The keystone of ancient cultures consists above all in the capacity to harbor illusions, and therefore the ability to act in the present. For the ancients (and so too for children and “native peoples”), everything turns on the naive belief in the identity between corporeality and the external world, in the efficacy of action, in the genuineness of expression, because they believed in the objective reality of things: sensations, images, institutions, rituals, and words are real for them, because these apprehensions and practices have not been submitted to the rule of Reason, “the true mother and cause of nothingness” (Z 2942), which destroys the basis of experience. There is no doubt that when Leopardi speaks of the ancients, he is thinking primarily of Greece, or better still, of an archaic Greece, still uncorrupted by Platonic intellectualism. For according to Leopardi, Rome in the first century BCE is already the victim of that excess of civilization and of philosophy that produces the internal barbarism of every people (Z 22, 161, 274), as Brutus and Cicero demonstrate. Such considerations lead to the proposition of a “half-philosophy,” one that might slow down the course of thought (Z 522) and bring humanity back to the threshold that it had crossed after the Platonic turn; back to, that is, a time antecedent to the two fundamental movements of Christianity and of the scientific revolution. These two movements share one essential point: the first exalted the spirit and abstract ideas to the detriment of the body, viewing the phenomenal world as “the enemy of the good” (Z 611–612, anticipating almost to the letter The Gay Science of Nietzsche, § 130), while the second destroyed forever the possibility of believing in a reality underlying the appearance of things.
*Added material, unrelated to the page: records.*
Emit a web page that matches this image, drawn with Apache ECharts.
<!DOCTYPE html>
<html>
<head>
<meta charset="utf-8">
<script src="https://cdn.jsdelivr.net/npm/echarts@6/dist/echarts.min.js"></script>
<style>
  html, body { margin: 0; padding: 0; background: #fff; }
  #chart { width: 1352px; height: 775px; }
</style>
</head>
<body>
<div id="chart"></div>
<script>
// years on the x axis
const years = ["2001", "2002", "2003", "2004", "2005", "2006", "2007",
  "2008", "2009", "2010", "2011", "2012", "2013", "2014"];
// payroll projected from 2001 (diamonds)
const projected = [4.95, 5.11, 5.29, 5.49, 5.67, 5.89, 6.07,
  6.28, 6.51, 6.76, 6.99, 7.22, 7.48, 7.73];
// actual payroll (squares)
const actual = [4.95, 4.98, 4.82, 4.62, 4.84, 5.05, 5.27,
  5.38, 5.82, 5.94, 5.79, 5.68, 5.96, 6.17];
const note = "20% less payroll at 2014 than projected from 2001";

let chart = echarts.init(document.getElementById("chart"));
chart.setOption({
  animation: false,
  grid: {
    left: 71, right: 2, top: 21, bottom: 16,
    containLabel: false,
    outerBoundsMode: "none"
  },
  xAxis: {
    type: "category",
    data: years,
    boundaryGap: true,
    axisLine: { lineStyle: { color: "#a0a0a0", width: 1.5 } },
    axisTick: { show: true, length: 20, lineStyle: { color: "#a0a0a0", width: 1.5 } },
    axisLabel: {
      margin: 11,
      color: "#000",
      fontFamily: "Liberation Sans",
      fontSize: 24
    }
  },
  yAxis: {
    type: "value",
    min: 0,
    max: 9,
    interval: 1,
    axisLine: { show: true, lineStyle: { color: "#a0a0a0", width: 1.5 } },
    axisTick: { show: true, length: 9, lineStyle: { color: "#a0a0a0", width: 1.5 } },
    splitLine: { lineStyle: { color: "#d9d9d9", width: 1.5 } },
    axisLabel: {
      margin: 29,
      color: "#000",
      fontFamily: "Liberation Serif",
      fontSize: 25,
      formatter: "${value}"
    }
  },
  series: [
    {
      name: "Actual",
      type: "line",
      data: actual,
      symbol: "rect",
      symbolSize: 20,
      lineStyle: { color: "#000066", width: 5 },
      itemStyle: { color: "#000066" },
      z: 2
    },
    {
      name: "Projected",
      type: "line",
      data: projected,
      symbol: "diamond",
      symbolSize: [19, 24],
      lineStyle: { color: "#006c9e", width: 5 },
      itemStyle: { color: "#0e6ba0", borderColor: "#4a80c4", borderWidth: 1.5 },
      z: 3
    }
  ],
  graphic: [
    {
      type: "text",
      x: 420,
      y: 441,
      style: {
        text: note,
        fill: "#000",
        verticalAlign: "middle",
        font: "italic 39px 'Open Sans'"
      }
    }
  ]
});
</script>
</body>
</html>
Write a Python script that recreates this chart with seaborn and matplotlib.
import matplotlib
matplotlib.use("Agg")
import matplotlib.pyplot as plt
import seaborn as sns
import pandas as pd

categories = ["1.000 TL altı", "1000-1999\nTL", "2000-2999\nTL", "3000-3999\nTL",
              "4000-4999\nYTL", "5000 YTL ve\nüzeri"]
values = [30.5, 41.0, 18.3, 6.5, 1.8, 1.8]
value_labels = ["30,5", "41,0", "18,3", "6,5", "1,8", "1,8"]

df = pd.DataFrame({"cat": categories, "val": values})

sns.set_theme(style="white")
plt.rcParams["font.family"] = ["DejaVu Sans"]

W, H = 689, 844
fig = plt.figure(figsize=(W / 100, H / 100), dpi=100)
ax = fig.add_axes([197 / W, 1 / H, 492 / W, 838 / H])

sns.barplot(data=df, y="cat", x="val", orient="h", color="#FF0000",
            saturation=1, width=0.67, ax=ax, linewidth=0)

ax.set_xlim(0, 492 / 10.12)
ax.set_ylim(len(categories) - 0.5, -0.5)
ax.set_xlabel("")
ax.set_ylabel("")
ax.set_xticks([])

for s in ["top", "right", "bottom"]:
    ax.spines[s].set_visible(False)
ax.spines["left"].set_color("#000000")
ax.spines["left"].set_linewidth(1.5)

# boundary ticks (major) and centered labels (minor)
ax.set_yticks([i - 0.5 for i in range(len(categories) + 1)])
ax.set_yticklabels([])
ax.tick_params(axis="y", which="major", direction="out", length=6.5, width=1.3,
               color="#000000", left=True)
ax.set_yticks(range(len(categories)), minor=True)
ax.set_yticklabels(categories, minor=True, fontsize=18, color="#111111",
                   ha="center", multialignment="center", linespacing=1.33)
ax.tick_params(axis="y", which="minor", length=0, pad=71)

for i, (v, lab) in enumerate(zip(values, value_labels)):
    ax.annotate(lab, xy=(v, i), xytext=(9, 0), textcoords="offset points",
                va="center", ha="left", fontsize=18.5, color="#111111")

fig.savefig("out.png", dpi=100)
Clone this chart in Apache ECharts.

The ancients would have never located happiness in an invisible world, and they never acted in accordance with rational and universal, or even scientific, principles (they inhabited a “more or less” world, in the words of Alexandre Koyré). Polytheism allowed for a mode of thinking capable of adapting itself to circumstances, morally orienting natural drives rather than seeking to eradicate them, above all in regard to the inclination toward pleasure. The more peoples follow principles that they believe to be universal, the more ruthless and cruel they become (Z 710–11); thus the modern conception of evil, philosophically or ideologically grounded, is “entirely new and more terrible [than the ancient one]” (Z 81); and in the same way, the greater a practical morality, the less a theoretical one (Z 2492–93).